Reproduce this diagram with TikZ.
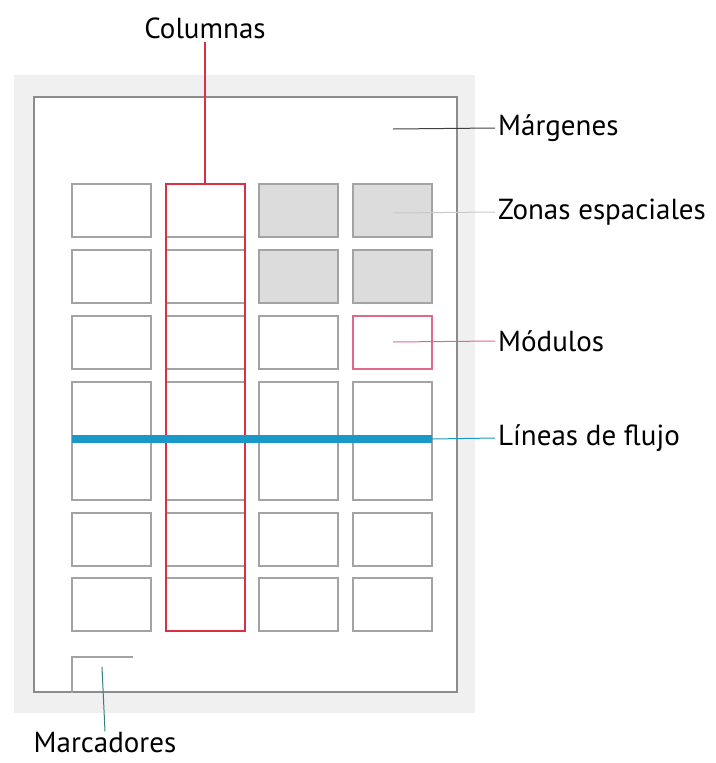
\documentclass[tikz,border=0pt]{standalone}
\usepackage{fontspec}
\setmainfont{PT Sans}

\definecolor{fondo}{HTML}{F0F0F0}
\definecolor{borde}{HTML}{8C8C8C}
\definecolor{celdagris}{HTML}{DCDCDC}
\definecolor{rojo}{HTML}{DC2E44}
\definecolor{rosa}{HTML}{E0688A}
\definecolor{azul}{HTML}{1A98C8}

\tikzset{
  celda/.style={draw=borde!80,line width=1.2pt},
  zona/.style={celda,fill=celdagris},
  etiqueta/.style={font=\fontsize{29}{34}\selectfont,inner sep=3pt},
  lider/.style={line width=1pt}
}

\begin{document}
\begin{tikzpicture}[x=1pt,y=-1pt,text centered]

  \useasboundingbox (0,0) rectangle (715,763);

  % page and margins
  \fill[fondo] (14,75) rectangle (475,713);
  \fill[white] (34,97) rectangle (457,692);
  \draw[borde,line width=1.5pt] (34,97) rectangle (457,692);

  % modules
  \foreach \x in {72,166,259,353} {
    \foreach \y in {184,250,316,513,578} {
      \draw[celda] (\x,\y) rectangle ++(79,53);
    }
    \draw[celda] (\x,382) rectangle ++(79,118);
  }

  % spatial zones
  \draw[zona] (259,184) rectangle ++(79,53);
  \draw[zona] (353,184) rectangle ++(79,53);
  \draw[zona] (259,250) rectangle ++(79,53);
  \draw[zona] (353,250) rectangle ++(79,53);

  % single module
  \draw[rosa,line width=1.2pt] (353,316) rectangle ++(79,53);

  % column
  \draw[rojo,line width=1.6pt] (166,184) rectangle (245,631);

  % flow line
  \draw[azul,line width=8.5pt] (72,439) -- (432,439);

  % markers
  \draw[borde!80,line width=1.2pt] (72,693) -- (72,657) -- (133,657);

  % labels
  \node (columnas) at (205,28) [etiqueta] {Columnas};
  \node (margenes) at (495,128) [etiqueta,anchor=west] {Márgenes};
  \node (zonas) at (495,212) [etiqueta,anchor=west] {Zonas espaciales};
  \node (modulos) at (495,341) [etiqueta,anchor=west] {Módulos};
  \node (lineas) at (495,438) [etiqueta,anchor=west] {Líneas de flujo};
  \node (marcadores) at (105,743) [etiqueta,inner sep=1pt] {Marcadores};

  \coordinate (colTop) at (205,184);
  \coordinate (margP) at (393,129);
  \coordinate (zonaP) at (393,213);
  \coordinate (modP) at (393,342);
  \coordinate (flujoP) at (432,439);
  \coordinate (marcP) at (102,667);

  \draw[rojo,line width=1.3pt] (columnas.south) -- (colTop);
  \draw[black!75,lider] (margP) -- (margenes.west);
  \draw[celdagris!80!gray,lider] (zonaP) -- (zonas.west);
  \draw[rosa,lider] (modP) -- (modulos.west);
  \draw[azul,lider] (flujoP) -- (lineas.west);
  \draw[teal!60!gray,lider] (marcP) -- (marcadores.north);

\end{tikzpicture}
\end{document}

> _What you have to do_:
Transcribe exactly, with no pictures, the lines running from the first line of the material through the line holding "(72,657) -- (133,657);".

> _Exercise output_:
Reproduce this diagram with TikZ.
\documentclass[tikz,border=0pt]{standalone}
\usepackage{fontspec}
\setmainfont{PT Sans}

\definecolor{fondo}{HTML}{F0F0F0}
\definecolor{borde}{HTML}{8C8C8C}
\definecolor{celdagris}{HTML}{DCDCDC}
\definecolor{rojo}{HTML}{DC2E44}
\definecolor{rosa}{HTML}{E0688A}
\definecolor{azul}{HTML}{1A98C8}

\tikzset{
  celda/.style={draw=borde!80,line width=1.2pt},
  zona/.style={celda,fill=celdagris},
  etiqueta/.style={font=\fontsize{29}{34}\selectfont,inner sep=3pt},
  lider/.style={line width=1pt}
}

\begin{document}
\begin{tikzpicture}[x=1pt,y=-1pt,text centered]

  \useasboundingbox (0,0) rectangle (715,763);

  % page and margins
  \fill[fondo] (14,75) rectangle (475,713);
  \fill[white] (34,97) rectangle (457,692);
  \draw[borde,line width=1.5pt] (34,97) rectangle (457,692);

  % modules
  \foreach \x in {72,166,259,353} {
    \foreach \y in {184,250,316,513,578} {
      \draw[celda] (\x,\y) rectangle ++(79,53);
    }
    \draw[celda] (\x,382) rectangle ++(79,118);
  }

  % spatial zones
  \draw[zona] (259,184) rectangle ++(79,53);
  \draw[zona] (353,184) rectangle ++(79,53);
  \draw[zona] (259,250) rectangle ++(79,53);
  \draw[zona] (353,250) rectangle ++(79,53);

  % single module
  \draw[rosa,line width=1.2pt] (353,316) rectangle ++(79,53);

  % column
  \draw[rojo,line width=1.6pt] (166,184) rectangle (245,631);

  % flow line
  \draw[azul,line width=8.5pt] (72,439) -- (432,439);

  % markers
  \draw[borde!80,line width=1.2pt] (72,693) -- (72,657) -- (133,657);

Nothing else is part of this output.